O segundo relatório entregue aos negociadores busca trazer "o risco que o planeta está correndo e a urgência que temos para salvar o planeta".
"Não podemos mais aceitar, precisamos reduzir muito as emissões", disse Nobre.
O ex-presidente da Colômbia Juan Manuel Santos, atual presidente da organização Planetary Guardian, reforçou que o documento vai além do debate político. "Não se trata de opiniões, nem de meras especulações", afirmou. "São manifestações resultantes do que os cientistas vêm dizendo e escrevendo há tanto tempo."
Segundo ele, o grupo espera que a "lacuna", entre ciência e política possa ser reduzida para que a ciência prevaleça. "A ciência que detém a verdade e a razão", afirmou.

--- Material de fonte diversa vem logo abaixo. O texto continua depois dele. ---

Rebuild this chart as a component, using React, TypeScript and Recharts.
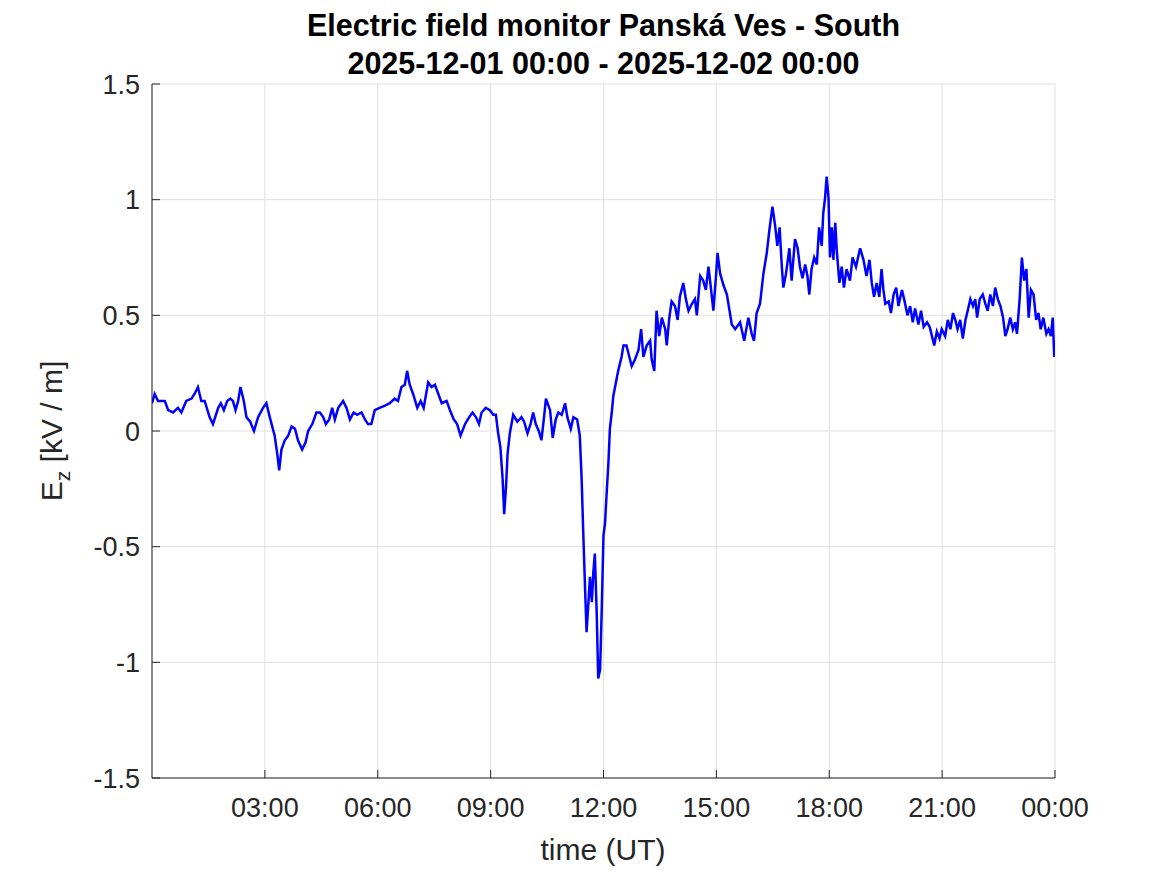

Questionado se a ausência do presidente dos Estados Unidos, Donald Trump, pode interferir nos resultados da COP30, Santos foi enfático: "Se o Presidente dos Estados Unidos não quiser aderir a esta causa, o problema é dele. O resto do mundo não pode esperar que os EUA tomem uma decisão, seja ela qual for. Todos queremos nos comprometer a avançar, porque é o futuro de todos nós."
No fim de semana, a população de Belém levou o alerta às ruas em uma manifestação descrita no documento como "um rugido colorido". A Marcha pelo Clima reuniu mais de 70 mil pessoas em protesto por ações mais ambiciosas contra a crise climática.
"Aqui na Amazônia, a COP30 deve conceber um esforço global para proteger a vida em todas as suas formas", diz o documento.
"Os países precisam se unir para entregar roteiros de descabonização. Isso exige manter firme a 'missão 1.5ºC estabelecida pelo Acordo de Paris".
Com as emissões em recorde histórico e os dois biomas mais biodiversos do planeta no limite, os cientistas deixam claro: há soluções, mas o tempo para implementá-las está se esgotando.
"A ciência soa o alarme há décadas", conclui o documento. Agora, resta saber se os cinco dias finais de negociação serão suficientes para que esse alarme seja, finalmente, ouvido.